Alternative investments have seen a surge of interest in the latest bout of market volatility, but while fine art remains a go-to sector for diversified portfolios, another, far more liquid, alternative asset is also paying off.
“Fine wine remained a haven amid the stormy macroeconomic environment,” according to Cult Wine Investments second-quarter overview.
The proof is in the pudding: The Liv-ex 1000 index, a members-only fine wine investment vehicle, was up 3.61% in the second quarter.
A slight easing year-on-year perhaps, but far better than FTSE 100’s 5% decline in the same period, not to mention S&P’s 16% decline.
Wine from the Rhone region in the east of France proved to be a source of stability in the fine wine market, while California varietals also performed well.
But the real winner this quarter was Burgundy, with the Burgundy 150 index returning over 8% to investors and nearly 24% year to date (YTD).
The UK is the largest market in the world for fine wine, followed by the US.
Looking over the past 12 months, the Liv-ex 1000 index has returned nearly 26%, compared to roughly 5% for the FTSE 100.
Drinks a whisky drink
Fine wine is not the only tipple on alternative investors’ fingertips.

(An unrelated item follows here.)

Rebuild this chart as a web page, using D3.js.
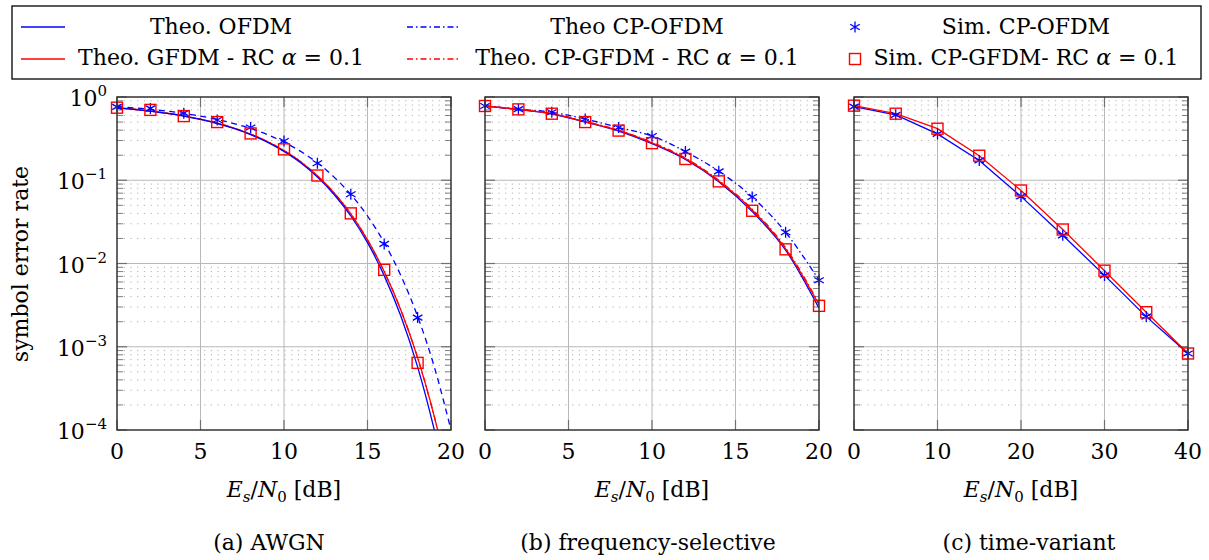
<!DOCTYPE html>
<html><head><meta charset="utf-8">
<script src="https://cdn.jsdelivr.net/npm/d3@7"></script>
<style>
body{margin:0;background:#fff}
svg{display:block}
text{font-family:"DejaVu Serif",serif;fill:#000}
</style>
</head><body>
<svg id="c" width="1209" height="560"></svg>
<script>
// ---------------- data ----------------
// (a) AWGN, 1 dB grid
const snrA = [0,1,2,3,4,5,6,7,8,9,10,11,12,13,14,15,16,17,18,19,20];
const theoOfdmA   = [0.741,0.710,0.675,0.635,0.589,0.537,0.480,0.419,0.354,0.287,0.222,0.162,0.109,0.0675,0.0372,0.0178,0.00715,0.00232,0.000574,0.000100,0.0000120];
const theoCpOfdmA = [0.768,0.741,0.710,0.675,0.635,0.589,0.537,0.480,0.419,0.354,0.287,0.222,0.162,0.109,0.0675,0.0372,0.0178,0.00715,0.00232,0.000574,0.000100];
const theoGfdmA   = [0.745,0.713,0.678,0.638,0.592,0.541,0.484,0.423,0.358,0.292,0.227,0.167,0.113,0.0705,0.0395,0.0192,0.0080,0.00275,0.00074,0.000145,0.000021];
const theoCpGfdmA = [0.745,0.713,0.678,0.638,0.592,0.541,0.484,0.423,0.358,0.292,0.227,0.167,0.113,0.0705,0.0395,0.0192,0.0080,0.00275,0.00074,0.000145,0.000021];
const simSnrA = [0,2,4,6,8,10,12,14,16,18];
const simCpOfdmA = [0.76,0.73,0.64,0.53,0.43,0.296,0.16,0.068,0.0172,0.00224];
const simCpGfdmA = [0.744,0.70,0.59,0.50,0.365,0.235,0.114,0.040,0.0084,0.00064];

// (b) frequency-selective, 2 dB grid
const snrB = [0,2,4,6,8,10,12,14,16,18,20];
const theoOfdmB   = [0.775,0.705,0.625,0.50,0.39,0.275,0.178,0.096,0.042,0.0145,0.0029];
const theoCpOfdmB = [0.78,0.715,0.656,0.545,0.43,0.34,0.221,0.128,0.063,0.0237,0.0063];
const theoGfdmB   = [0.78,0.71,0.63,0.505,0.397,0.281,0.182,0.098,0.044,0.0150,0.0032];
const theoCpGfdmB = [0.78,0.71,0.635,0.51,0.40,0.285,0.185,0.100,0.045,0.0155,0.0033];
const simCpOfdmB  = [0.78,0.715,0.656,0.545,0.43,0.34,0.221,0.128,0.063,0.0237,0.0063];
const simCpGfdmB  = [0.78,0.71,0.63,0.50,0.395,0.279,0.18,0.097,0.043,0.0148,0.0031];

// (c) time-variant, 5 dB grid
const snrC = [0,5,10,15,20,25,30,35,40];
const simCpOfdmC = [0.767,0.61,0.36,0.173,0.064,0.0218,0.0072,0.0023,0.00083];
const simCpGfdmC = [0.787,0.63,0.416,0.197,0.0753,0.0256,0.0082,0.0026,0.00083];

const xTicksAB = [0,5,10,15,20];
const xTicksC = [0,10,20,30,40];
const yDecades = [1e-4,1e-3,1e-2,1e-1,1];
const yTickExp = ["−4","−3","−2","−1","0"];
const captions = ["(a) AWGN","(b) frequency-selective","(c) time-variant"];

const BLUE = "#0000ff", RED = "#ff0000";
const svg = d3.select("#c");
const FS = 22, FSS = 15;

const yTop = 97, yBot = 430;
const y = d3.scaleLog().domain([1e-4,1]).range([yBot, yTop]);

const panels = [
  {left:117, right:451, domain:[0,20], ticks:xTicksAB, capX:269,
   lines:[
     {x:snrA, y:theoCpOfdmA, color:BLUE, dash:"6,4.5"},
     {x:snrA, y:theoGfdmA, color:RED, dash:null},
     {x:snrA, y:theoCpGfdmA, color:RED, dash:"6,3,1.5,3"},
     {x:snrA, y:theoOfdmA, color:BLUE, dash:null}
   ],
   stars:{x:simSnrA, y:simCpOfdmA}, squares:{x:simSnrA, y:simCpGfdmA}, curve:d3.curveMonotoneX},
  {left:485, right:819, domain:[0,20], ticks:xTicksAB, capX:648,
   lines:[
     {x:snrB, y:theoCpOfdmB, color:BLUE, dash:"6,3,1.5,3"},
     {x:snrB, y:theoOfdmB, color:BLUE, dash:null},
     {x:snrB, y:theoGfdmB, color:RED, dash:null},
     {x:snrB, y:theoCpGfdmB, color:RED, dash:"6,3,1.5,3"}
   ],
   stars:{x:snrB, y:simCpOfdmB}, squares:{x:snrB, y:simCpGfdmB}, curve:d3.curveMonotoneX},
  {left:854, right:1188, domain:[0,40], ticks:xTicksC, capX:1029,
   lines:[
     {x:snrC, y:simCpOfdmC, color:BLUE, dash:null},
     {x:snrC, y:simCpGfdmC, color:RED, dash:null}
   ],
   stars:{x:snrC, y:simCpOfdmC}, squares:{x:snrC, y:simCpGfdmC}, curve:d3.curveLinear}
];

function starPath(r){
  const a = Math.PI/6, c = Math.cos(a)*r, s = Math.sin(a)*r;
  return `M0,${-r}L0,${r}M${-c},${-s}L${c},${s}M${-c},${s}L${c},${-s}`;
}
function drawStar(g, cx, cy){
  g.append("path").attr("d", starPath(5.5)).attr("transform",`translate(${cx},${cy})`)
    .attr("stroke",BLUE).attr("stroke-width",1.3).attr("fill","none");
}
function drawSquare(g, cx, cy){
  g.append("rect").attr("x",cx-5.5).attr("y",cy-5.5).attr("width",11).attr("height",11)
    .attr("stroke",RED).attr("stroke-width",1.4).attr("fill","none");
}

panels.forEach((p, i) => {
  const x = d3.scaleLinear().domain(p.domain).range([p.left, p.right]);
  const g = svg.append("g");
  const minors = [];
  [-4,-3,-2,-1].forEach(e => { for (let m=2;m<=9;m++) minors.push(m*Math.pow(10,e)); });
  g.selectAll("line.minor").data(minors).enter().append("line")
    .attr("x1",p.left).attr("x2",p.right).attr("y1",d=>y(d)).attr("y2",d=>y(d))
    .attr("stroke","#b0b0b0").attr("stroke-width",1).attr("stroke-dasharray","1.2,5.5");
  g.selectAll("line.hmaj").data(yDecades.slice(1,4)).enter().append("line")
    .attr("x1",p.left).attr("x2",p.right).attr("y1",d=>y(d)).attr("y2",d=>y(d))
    .attr("stroke","#b8b8b8").attr("stroke-width",1);
  g.selectAll("line.vmaj").data(p.ticks.slice(1,-1)).enter().append("line")
    .attr("x1",d=>x(d)).attr("x2",d=>x(d)).attr("y1",yTop).attr("y2",yBot)
    .attr("stroke","#b8b8b8").attr("stroke-width",1);
  minors.forEach(v => {
    [[p.left,p.left+6],[p.right,p.right-6]].forEach(([a,b]) =>
      g.append("line").attr("x1",a).attr("x2",b).attr("y1",y(v)).attr("y2",y(v))
        .attr("stroke","#808080").attr("stroke-width",1));
  });
  yDecades.forEach(v => {
    [[p.left,p.left+10],[p.right,p.right-10]].forEach(([a,b]) =>
      g.append("line").attr("x1",a).attr("x2",b).attr("y1",y(v)).attr("y2",y(v))
        .attr("stroke","#707070").attr("stroke-width",1.2));
  });
  p.ticks.forEach(v => {
    [[yBot,yBot-10],[yTop,yTop+10]].forEach(([a,b]) =>
      g.append("line").attr("x1",x(v)).attr("x2",x(v)).attr("y1",a).attr("y2",b)
        .attr("stroke","#707070").attr("stroke-width",1.2));
  });
  const cid = "clip"+i;
  svg.append("clipPath").attr("id",cid).append("rect")
    .attr("x",p.left).attr("y",yTop).attr("width",p.right-p.left).attr("height",yBot-yTop);
  const lg = g.append("g").attr("clip-path",`url(#${cid})`);
  p.lines.forEach(L => {
    const pts = L.x.map((v,k)=>[v, L.y[k]]);
    const line = d3.line().x(d=>x(d[0])).y(d=>y(d[1])).curve(p.curve);
    lg.append("path").attr("d", line(pts)).attr("fill","none")
      .attr("stroke",L.color).attr("stroke-width",1.3)
      .attr("stroke-dasharray", L.dash);
  });
  p.stars.x.forEach((v,k) => drawStar(g, x(v), y(p.stars.y[k])));
  p.squares.x.forEach((v,k) => drawSquare(g, x(v), y(p.squares.y[k])));
  g.append("rect").attr("x",p.left).attr("y",yTop).attr("width",p.right-p.left).attr("height",yBot-yTop)
    .attr("fill","none").attr("stroke","#333").attr("stroke-width",1.5);
  g.selectAll("text.xt").data(p.ticks).enter().append("text")
    .attr("x",d=>x(d)).attr("y",459).attr("text-anchor","middle")
    .attr("font-size",FS).text(d=>d);
  const xt = g.append("text").attr("x",(p.left+p.right)/2).attr("y",497)
    .attr("text-anchor","middle").attr("font-size",FS);
  xt.append("tspan").attr("font-style","italic").text("E");
  xt.append("tspan").attr("font-style","italic").attr("font-size",FSS).attr("dy",5).text("s");
  xt.append("tspan").attr("dy",-5).text("/");
  xt.append("tspan").attr("font-style","italic").text("N");
  xt.append("tspan").attr("font-size",FSS).attr("dy",5).text("0");
  xt.append("tspan").attr("dy",-5).text(" [dB]");
  g.append("text").attr("x",p.capX).attr("y",550).attr("text-anchor","middle")
    .attr("font-size",FS).text(captions[i]);
});

yDecades.forEach((v,k) => {
  const t = svg.append("text").attr("x",107).attr("y",y(v)+9).attr("text-anchor","end").attr("font-size",FS);
  t.append("tspan").text("10");
  t.append("tspan").attr("font-size",FSS).attr("dy",-10).text(yTickExp[k]);
});
svg.append("text").attr("transform","translate(28,264) rotate(-90)").attr("text-anchor","middle")
  .attr("font-size",FS).text("symbol error rate");

// ---------------- legend ----------------
const lgd = svg.append("g");
lgd.append("rect").attr("x",12).attr("y",6).attr("width",1189).attr("height",73)
  .attr("fill","#fff").attr("stroke","#000").attr("stroke-width",1.3);
const legendItems = [
  {row:0,col:0,type:"line",color:BLUE,dash:null,label:["Theo. OFDM"]},
  {row:0,col:1,type:"line",color:BLUE,dash:"6,3,1.5,3",label:["Theo CP-OFDM"]},
  {row:0,col:2,type:"star",label:["Sim. CP-OFDM"]},
  {row:1,col:0,type:"line",color:RED,dash:null,label:["Theo. GFDM - RC ","α"," = 0.1"]},
  {row:1,col:1,type:"line",color:RED,dash:"6,3,1.5,3",label:["Theo. CP-GFDM - RC ","α"," = 0.1"]},
  {row:1,col:2,type:"square",label:["Sim. CP-GFDM- RC ","α"," = 0.1"]}
];
const colSample = [[21,65],[407,461],[855,855]];
const colText = [221,637,1026];
const rowLineY = [27,59], rowBase = [34,65];
legendItems.forEach(it => {
  const ly = rowLineY[it.row];
  if (it.type==="line") {
    lgd.append("line").attr("x1",colSample[it.col][0]).attr("x2",colSample[it.col][1])
      .attr("y1",ly).attr("y2",ly).attr("stroke",it.color).attr("stroke-width",1.3)
      .attr("stroke-dasharray",it.dash);
  } else if (it.type==="star") drawStar(lgd, colSample[it.col][0], ly);
  else drawSquare(lgd, colSample[it.col][0], ly);
  const t = lgd.append("text").attr("x",colText[it.col]).attr("y",rowBase[it.row])
    .attr("text-anchor","middle").attr("font-size",FS);
  it.label.forEach((s,k) => t.append("tspan").attr("font-style", s==="α"?"italic":null).text(s));
});
</script>
</body></html>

The record £16mln sale of a barrel of rare whisky (in this case, a tasty cask of 1975 Arberg single malt) earlier this month smashed the previous £1mln record only three months prior.
These mouth-watering sums are indicative of an asset class that has added 478% in portfolio value over the last decade.
Who’s buying the next round?
While fine wine investments have been something to toast to recently, future guidance is a glass half full situation.
“On one hand, we recognise that if economic outlook deteriorates further and major economies tip into recession, demand for fine wine would likely moderate temporarily,” Cult Wine Investment said in its second-quarter overview.
“Growth could ease in this scenario, especially at the top of the market, namely iconic Burgundy, where recent gains have been highest.”